Kamis, 08 September 2011

DPR Sarang Koruptor

jakartapress.com (09/10/2011)
Dua tahun perjalanan anggota DPR Periode 2009-2014, tampak semakin jelas lembaga DPR telah menjadi sarang koruptor. Banyak anggota DPR terbelit kasus korupsi, uniknya kasus korupsi tersebut juga banyak terjadi sebelum anggota DPR itu terpilih.
Fakta telah membuktikan Pemilu 2009 lalu, partai dalam mengisi calon anggota legislatif lebih mengutamakan, baik para kader maupun kader instan yang populer, yang memiliki uang dan mampu mengumpulkan uang bakal mendapat tempat terhormat. Celakanya, parpol tidak memiliki pola rekrutmen dan pendidikan internal yang memadai.
Keadaan ini menimbulkan riuh oleh isu panas dari korupsi yang telah membelit mereka sebelumnya, sampai dengan korupsi yang baru seperti korupsi proyek pembangunan sampai dugaan korupsi bantuan sosial.

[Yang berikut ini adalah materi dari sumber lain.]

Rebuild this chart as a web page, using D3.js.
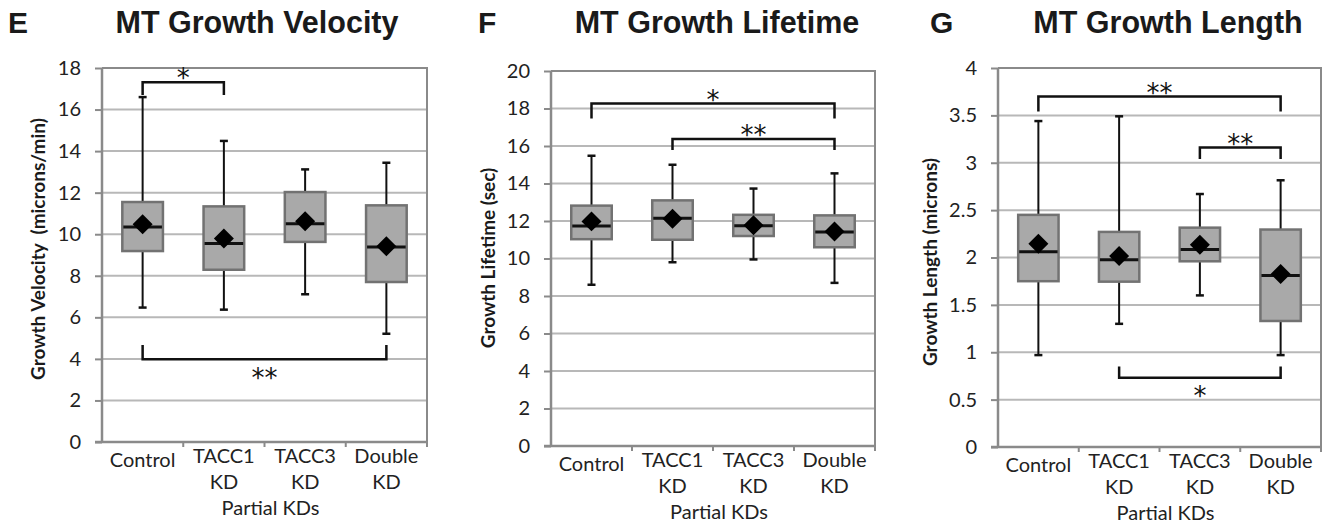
<!DOCTYPE html>
<html>
<head>
<meta charset="utf-8">
<script src="https://cdn.jsdelivr.net/npm/d3@7"></script>
<style>
  body { margin: 0; background: #fff; }
  svg { display: block; }
  .tick text { font-family: Lato, "Open Sans", sans-serif; fill: #222; }
</style>
</head>
<body>
<svg id="chart" width="1323" height="526"></svg>
<script>
// categories (each label split on its two lines)
var categories = ["Control", "TACC1 KD", "TACC3 KD", "Double KD"];
var categoryLines = [["Control"], ["TACC1", "KD"], ["TACC3", "KD"], ["Double", "KD"]];

// E - growth velocity (microns/min)
var velocityLow    = [6.47, 6.37, 7.11, 5.21];
var velocityQ1     = [9.19, 8.29, 9.63, 7.70];
var velocityMedian = [10.35, 9.55, 10.51, 9.39];
var velocityQ3     = [11.55, 11.34, 12.03, 11.39];
var velocityHigh   = [16.6, 14.49, 13.12, 13.44];
var velocityMean   = [10.48, 9.79, 10.62, 9.42];
var velocityTicks  = [0, 2, 4, 6, 8, 10, 12, 14, 16, 18];

// F - growth lifetime (sec)
var lifetimeLow    = [8.6, 9.8, 9.95, 8.7];
var lifetimeQ1     = [11.03, 11.0, 11.2, 10.6];
var lifetimeMedian = [11.73, 12.15, 11.75, 11.42];
var lifetimeQ3     = [12.82, 13.1, 12.33, 12.3];
var lifetimeHigh   = [15.48, 15.0, 13.73, 14.54];
var lifetimeMean   = [11.98, 12.12, 11.77, 11.44];
var lifetimeTicks  = [0, 2, 4, 6, 8, 10, 12, 14, 16, 18, 20];

// G - growth length (microns)
var lengthLow    = [0.97, 1.30, 1.60, 0.97];
var lengthQ1     = [1.75, 1.745, 1.96, 1.33];
var lengthMedian = [2.06, 1.975, 2.085, 1.81];
var lengthQ3     = [2.45, 2.27, 2.315, 2.295];
var lengthHigh   = [3.44, 3.49, 2.67, 2.815];
var lengthMean   = [2.145, 2.015, 2.135, 1.825];
var lengthTicks  = [0, 0.5, 1, 1.5, 2, 2.5, 3, 3.5, 4];

// significance brackets: [from, to, bar value, leg end value, label]
var velocitySig = [["Control", "TACC1 KD", 17.32, 16.7, "*"], ["Control", "Double KD", 3.98, 4.67, "**"]];
var lifetimeSig = [["Control", "Double KD", 18.27, 17.47, "*"], ["TACC1 KD", "Double KD", 16.37, 15.79, "**"]];
var lengthSig   = [["Control", "Double KD", 3.70, 3.54, "**"], ["TACC3 KD", "Double KD", 3.16, 3.04, "**"], ["TACC1 KD", "Double KD", 0.73, 0.85, "*"]];

function rows(low, q1, med, q3, high, mean) {
  return categories.map(function (c, i) {
    return { cat: c, low: low[i], q1: q1[i], med: med[i], q3: q3[i], high: high[i], mean: mean[i] };
  });
}

var panels = [
  { letter: "E", title: "MT Growth Velocity", ylabel: "Growth Velocity  (microns/min)",
    left: 102, right: 427, top: 68, bottom: 442, letterX: 8, titleX: 257, ylabelX: 38, ylabelY: 249,
    data: rows(velocityLow, velocityQ1, velocityMedian, velocityQ3, velocityHigh, velocityMean),
    ticks: velocityTicks, sig: velocitySig, fmt: d3.format("d") },
  { letter: "F", title: "MT Growth Lifetime", ylabel: "Growth Lifetime (sec)",
    left: 551, right: 875, top: 71, bottom: 446, letterX: 478, titleX: 717, ylabelX: 488, ylabelY: 258,
    data: rows(lifetimeLow, lifetimeQ1, lifetimeMedian, lifetimeQ3, lifetimeHigh, lifetimeMean),
    ticks: lifetimeTicks, sig: lifetimeSig, fmt: d3.format("d") },
  { letter: "G", title: "MT Growth Length", ylabel: "Growth Length (microns)",
    left: 998, right: 1321, top: 68, bottom: 447, letterX: 930, titleX: 1168, ylabelX: 930, ylabelY: 262,
    data: rows(lengthLow, lengthQ1, lengthMedian, lengthQ3, lengthHigh, lengthMean),
    ticks: lengthTicks, sig: lengthSig, fmt: function (d) { return String(d); } }
];

var svg = d3.select("#chart");
svg.append("rect").attr("width", 1323).attr("height", 526).attr("fill", "#fff");

var axisGray = "#8a8a8a";
var gridGray = "#b8b8b8";

panels.forEach(function (p) {
  var x = d3.scaleBand().domain(categories).range([p.left, p.right]).paddingInner(0).paddingOuter(0);
  var y = d3.scaleLinear().domain([0, d3.max(p.ticks)]).range([p.bottom, p.top]);
  var g = svg.append("g");

  // titles
  g.append("text").attr("x", p.letterX).attr("y", 33)
    .style("font-family", "'Liberation Sans', Arial, sans-serif").style("font-weight", "bold")
    .style("font-size", "30px").attr("fill", "#1a1a1a").text(p.letter);
  g.append("text").attr("x", p.titleX).attr("y", 33).attr("text-anchor", "middle")
    .style("font-family", "'Liberation Sans', Arial, sans-serif").style("font-weight", "bold")
    .style("font-size", "30.5px").attr("fill", "#1a1a1a").text(p.title);

  // gridlines
  g.append("g").selectAll("line").data(p.ticks.slice(1, -1)).join("line")
    .attr("x1", p.left).attr("x2", p.right)
    .attr("y1", function (d) { return y(d); }).attr("y2", function (d) { return y(d); })
    .attr("stroke", gridGray).attr("stroke-width", 2);

  // plot frame top + right
  g.append("path")
    .attr("d", "M" + p.left + "," + y(d3.max(p.ticks)) + "H" + p.right + "V" + p.bottom)
    .attr("fill", "none").attr("stroke", axisGray).attr("stroke-width", 2);

  // y axis
  var yAxis = g.append("g").attr("transform", "translate(" + p.left + ",0)")
    .call(d3.axisLeft(y).tickValues(p.ticks).tickFormat(p.fmt).tickSize(7).tickPadding(14));
  yAxis.select(".domain").attr("stroke", axisGray).attr("stroke-width", 2.5)
    .attr("d", "M0," + p.top + "V" + p.bottom);
  yAxis.selectAll(".tick line").attr("stroke", axisGray).attr("stroke-width", 2);
  yAxis.selectAll(".tick text").style("font-size", "20px");

  // x axis line and boundary ticks
  g.append("line").attr("x1", p.left - 7).attr("x2", p.right)
    .attr("y1", p.bottom).attr("y2", p.bottom)
    .attr("stroke", axisGray).attr("stroke-width", 2.5);
  g.append("g").selectAll("line").data(categories.slice(1).concat(["_end"])).join("line")
    .attr("x1", function (d) { return d === "_end" ? p.right : x(d); })
    .attr("x2", function (d) { return d === "_end" ? p.right : x(d); })
    .attr("y1", p.bottom).attr("y2", p.bottom + 5)
    .attr("stroke", axisGray).attr("stroke-width", 2);

  // category labels
  var labels = g.append("g").selectAll("text").data(categoryLines).join("text")
    .attr("text-anchor", "middle")
    .style("font-family", "Lato, 'Open Sans', sans-serif").style("font-size", "20px").attr("fill", "#222")
    .attr("transform", function (d, i) {
      var cx = x(categories[i]) + x.bandwidth() / 2;
      return "translate(" + cx + "," + (p.bottom + (d.length === 1 ? 25 : 21)) + ")";
    });
  labels.selectAll("tspan").data(function (d) { return d; }).join("tspan")
    .attr("x", 0).attr("dy", function (d, i) { return i === 0 ? 0 : 26; })
    .text(function (d) { return d; });

  g.append("text").attr("x", (p.left + p.right) / 2 + 6).attr("y", p.bottom + 73)
    .attr("text-anchor", "middle")
    .style("font-family", "Lato, 'Open Sans', sans-serif").style("font-size", "20px").attr("fill", "#222")
    .text("Partial KDs");

  // y label
  g.append("text")
    .attr("transform", "translate(" + p.ylabelX + "," + p.ylabelY + ") rotate(-90)")
    .attr("text-anchor", "middle").attr("dy", "0.35em")
    .style("font-family", "Lato, 'Open Sans', sans-serif").style("font-weight", "bold")
    .style("font-size", "19px").style("white-space", "pre").attr("fill", "#1a1a1a")
    .text(p.ylabel);

  // boxes
  var boxW = x.bandwidth() * 0.5;
  var capW = 8;
  var box = g.append("g").selectAll("g").data(p.data).join("g")
    .attr("transform", function (d) { return "translate(" + (x(d.cat) + x.bandwidth() / 2) + ",0)"; });

  box.append("line").attr("x1", 0).attr("x2", 0)
    .attr("y1", function (d) { return y(d.high); }).attr("y2", function (d) { return y(d.low); })
    .attr("stroke", "#111").attr("stroke-width", 2);
  box.append("line").attr("x1", -capW / 2).attr("x2", capW / 2)
    .attr("y1", function (d) { return y(d.high); }).attr("y2", function (d) { return y(d.high); })
    .attr("stroke", "#111").attr("stroke-width", 2.5);
  box.append("line").attr("x1", -capW / 2).attr("x2", capW / 2)
    .attr("y1", function (d) { return y(d.low); }).attr("y2", function (d) { return y(d.low); })
    .attr("stroke", "#111").attr("stroke-width", 2.5);
  box.append("rect").attr("x", -boxW / 2).attr("width", boxW)
    .attr("y", function (d) { return y(d.q3); })
    .attr("height", function (d) { return y(d.q1) - y(d.q3); })
    .attr("fill", "#a9a9a9").attr("stroke", "#727272").attr("stroke-width", 2.5);
  box.append("line").attr("x1", -boxW / 2 + 1).attr("x2", boxW / 2 - 1)
    .attr("y1", function (d) { return y(d.med); }).attr("y2", function (d) { return y(d.med); })
    .attr("stroke", "#111").attr("stroke-width", 3);
  box.append("path")
    .attr("d", d3.symbol(d3.symbolSquare, 200))
    .attr("transform", function (d) { return "translate(0," + y(d.mean) + ") rotate(45)"; })
    .attr("fill", "#000");

  // significance brackets
  var sig = g.append("g").selectAll("g").data(p.sig).join("g");
  sig.append("path")
    .attr("d", function (s) {
      var x1 = x(s[0]) + x.bandwidth() / 2, x2 = x(s[1]) + x.bandwidth() / 2;
      return "M" + x1 + "," + y(s[3]) + "V" + y(s[2]) + "H" + x2 + "V" + y(s[3]);
    })
    .attr("fill", "none").attr("stroke", "#111").attr("stroke-width", 2.5);
  sig.append("text")
    .attr("x", function (s) { return (x(s[0]) + x(s[1]) + x.bandwidth()) / 2; })
    .attr("y", function (s) { return s[3] > s[2] ? y(s[2]) + 13 : y(s[2]) - 9; })
    .attr("dy", "0.55em")
    .attr("text-anchor", "middle")
    .style("font-family", "'DejaVu Sans', sans-serif").style("font-size", "26px").attr("fill", "#111")
    .text(function (s) { return s[4]; });
});
</script>
</body>
</html>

Problematika ini makin kentara seperti dijelaskan oleh W. Riawan Tjandra dalam artikel, “Banalitas (Partai) Politik,” akibat kultur politik yang mendorong terjadinya sistem politik yang korup dan manipulatif. Seperti, sistem kampanye yang lebih diwarnai politik “padat modal” daripada “padat karya,” lalu masalah berikutnya kontestasi politik yang cenderung transaksional daripada profesional (money driven politic) telah mendorong terjadinya sistem pemilu ataupun pemilu kepala daerah yang jauh dari semangat good governance. Tak aneh jika kultur dan sistem politik semacam itu akhirnya menghasilkan banyak elit politik yang “tersandera” biaya kampanye yang tinggi, dan setelah terpilih kebanyakan tersandung berbagai praktek korupsi. Selain itu, sistem pendanaan partai politik yang selama ini tidak transparan tak jarang menjadi ajang transaksi antara pemodal/pengusaha (nakal) dan elit politik.
Rentang waktu tiga tahun menuju Pemilu 2014, menjadi tantangan bagi partai politik membenahi sistem internal partai masing-masing untuk mengembalikan kepercayaan publik. Tantangan ini juga untuk merespon kepercayaan rakyat kepada parpol yang sudah semakin rendah (buruk). Mengingat banyak pengurus parpol yang terjerat kasus korupsi, asusila, dan kegiatan parpol serta anggota legislatif yang berfoya-foya dengan menghambur-hamburkan uang untuk kegiatan pribadi maupun kelompoknya, seperti kasus kunjugan kerja sejumlah anggota dewan ke luar negeri yang menghabiskan biaya hingga miliaran rupiah, tetapi tidak membawa hasil memuaskan bagi kesejahteraan dan nasib rakyat Indonesia.
Kepercayaan publik yang semakin memburuk ini, dapat kita amat dalam persentase angka partisipasi pemilih (voters turn out) di Indonesia terus meluncur turun. Turunnya partisipasi ini tidak tanggung-tanggung. Betapa tidak. Dalam tiga pemilu legislatif terakhir, penurunannya sudah di atas 29-an percentage point. Dari 89,85 persen pada Pemilu 1999, menjadi 60,78 persen pada Pemilu 2009.
Tren penurunan ini diprediksi akan terus berlanjut di Pemilu 2014 , sehingga angka partisipasi bisa jadi akan turun mendekai 50 persen. Imbas dari penurunan ini adalah jika sampai 50 persen, maka legitimasi anggota DPR terpilih menjadi rendah.